The thing about identity and/or identity politics...
January 20, 2012
So this post is inspired by this post that is, in part, about how Otherkin can appropriate oppression narratives from other people. This sort of appropriation can even happen between two different, but oppressed, groups, like the infamous declaration that “gay is the new black.” However, the original post points out something interesting about how identities and identity politics can be co-opted. Recently, the Biyuti Collective posted a piece that was partially about the appropriation of the genderqueer identity by cis people with non-gendernormative gender expressions. It also applies to people involved in anti-oppressive politics who also decide to smash the oppressive binary by IDing as genderqueer. Another, but older, example of this is the appropriation of second w_ve/r_df_ms in the lesbian separatist movement, applying to those r_dfems who IDed as lesbian for political reasons.
The problem with these appropriations? And what some privileged people involved in SJ have forgotten? Identity politics is about identity. It isn’t about the exact terms and labels being used by individuals at certain points in time. It is about who people are and whether or not they are oppressed by this. I’ve seen some Indigenous people say that PoC isn’t a label that they feel represents them. Great. Does this mean that they somehow don’t experience racism for not being white? No. Because they are oppressed for who they are and not what ID term they might be using at the time.
Of course, I started discussing two different kinds of identity appropriation: the appropriation of oppression narratives and the appropriation of ID terms. The first works to dilute the power and impact of identity politics because it allows the notion of oppression to become so widely applicable as to loose all meaning. As Dumb Things White People Say has noted, it is hard to view anything as being true oppression without a body count. Thus, when Otherkin appropriate trans narratives, it aggravates trans* people who are literally suffering violence, death, homelessness, unemployment, etc. for being trans*. And they are suffering regardless of whatever identity term they are using to express themselves.

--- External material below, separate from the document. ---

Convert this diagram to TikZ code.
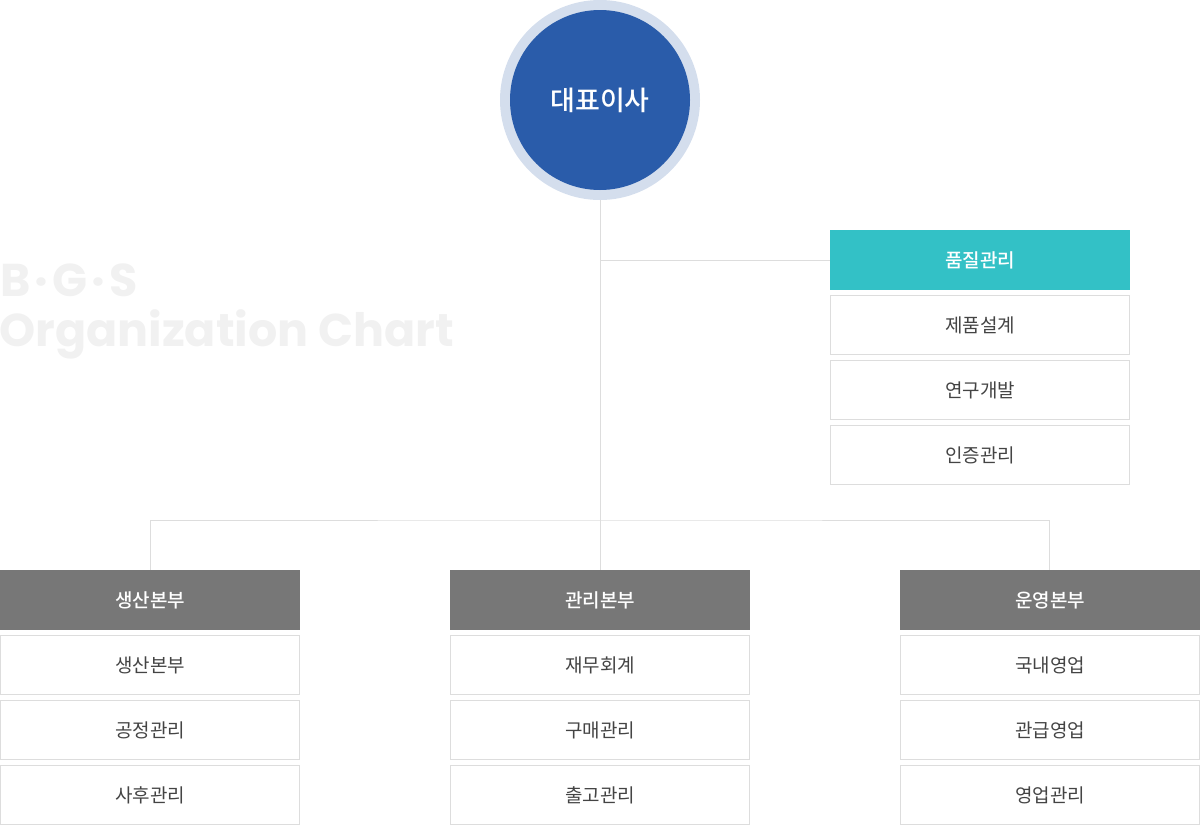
\documentclass[tikz,border=0pt]{standalone}
\usepackage{fontspec}
\newfontfamily\krfont{Noto Sans CJK KR}
\newfontfamily\krmed{Noto Sans CJK KR Medium}
\newfontfamily\markfont{Poppins Bold}
\usetikzlibrary{positioning}
\definecolor{ceoblue}{HTML}{2A5CAA}
\definecolor{ceoring}{HTML}{D4DEED}
\definecolor{qateal}{HTML}{33C1C6}
\definecolor{headgray}{HTML}{777777}
\definecolor{boxline}{HTML}{DDDDDD}
\definecolor{boxtext}{HTML}{444444}
\definecolor{marktext}{HTML}{F1F1F1}
\tikzset{
  headbox/.style={minimum width=300, minimum height=60, inner sep=0, outer sep=0, text=white, font=\krmed\fontsize{19}{19}\selectfont},
  subbox/.style={draw=boxline, line width=1, fill=white, minimum width=299, minimum height=59, inner sep=0, outer sep=0, text=boxtext, font=\krfont\fontsize{19}{19}\selectfont},
  link/.style={draw=boxline, line width=1}
}
\begin{document}
\begin{tikzpicture}[x=1pt,y=-1pt]
\useasboundingbox (0,0) rectangle (1200,825);
% watermark
\node [anchor=base west, inner sep=0, text=marktext, font=\markfont\fontsize{46}{46}\selectfont] (mark1) at (0,296) {B\kern4pt·\kern4pt G\kern4pt·\kern4pt S};
\node [anchor=base west, inner sep=0, text=marktext, font=\markfont\fontsize{46}{46}\selectfont] (mark2) at (-1,346) {Organization Chart};
% ceo
\node [circle, fill=ceoring, minimum size=200, inner sep=0] (ring) at (600,100) {};
\node [circle, fill=ceoblue, minimum size=180, inner sep=0, text=white, font=\krmed\fontsize{27}{27}\selectfont] (ceo) at (600,100) {대표이사};
% quality
\node [headbox, fill=qateal] (qa) at (980,260) {품질관리};
\node [subbox, below=5.5pt of qa] (qa1) {제품설계};
\node [subbox, below=6pt of qa1] (qa2) {연구개발};
\node [subbox, below=6pt of qa2] (qa3) {인증관리};
% divisions
\node [headbox, fill=headgray] (prod) at (150,600) {생산본부};
\node [headbox, fill=headgray] (mgmt) at (600,600) {관리본부};
\node [headbox, fill=headgray] (ops) at (1050,600) {운영본부};
\foreach \d/\a/\b/\c in {prod/생산본부/공정관리/사후관리, mgmt/재무회계/구매관리/출고관리, ops/국내영업/관급영업/영업관리} {
  \node [subbox, below=5.5pt of \d] (\d1) {\a};
  \node [subbox, below=6pt of \d1] (\d2) {\b};
  \node [subbox, below=6pt of \d2] (\d3) {\c};
}
% links
\coordinate (qaturn) at (600,260);
\coordinate (split) at (600,520);
\path [link] (ring.south) -- (mgmt.north);
\path [link] (qaturn) -- (qa.west);
\path [link] ([xshift=0.5]prod.north) |- (split) -| ([xshift=-1]ops.north);
\end{tikzpicture}
\end{document}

The appropriation of ID terms for political reasons is problematic for the same reason. It dilutes and obfuscates the impact and freedom experienced by oppressed people finding and using language to express themselves. Suddenly, the it becomes about the language and not the very real people who are suffering and being oppressed. It utterly trivializes the experiences of the people who are what they term is expressing. If you are involved in anti-oppressive politics and understand how and why the binary is oppressive this is not a good reason to ID as genderqueer.
And this isn’t about policing IDs. I’m not gonna question any person who self IDs as any of the above terms. I’m not gonna hold them to some normative notion of what it means to be genderqueer. However, they will get the ultimate side eye if I find out that they are using the term without actually being what the term represents. And, believe you me, these people actually do reveal themselves through their own admission. More than anything, this post is about trying to reach the anybody who thinks to themselves, “I believe that x is oppressive, thus I will ID as y.” This is always a mistake.
Why? Because identity politics isn’t about language. It is about identity. We all know that language changes and the terms that people use change. It isn’t about the language. First and foremost, it is about who people are and the oppression they experience as a result. Language is important for how we communicate these experiences and with each other, but it is only one way that who we are is expressed. Language is important for how we articulate and conceptualize these identities but it is not the identity itself.
Of course, then you might be thinking that if language matters less than the actual identities… Which isn’t true. Language, as limited as it is, is one of the few ways that we have for communicating inner selves to other people. Language becomes increasingly more important if a person finds that other, non-verbal avenues of expression are barred to them. And this is why it still matters, and will always matter, when people appropriate terms that aren’t theirs. It is also why trivializing and diluting the terms is a problem.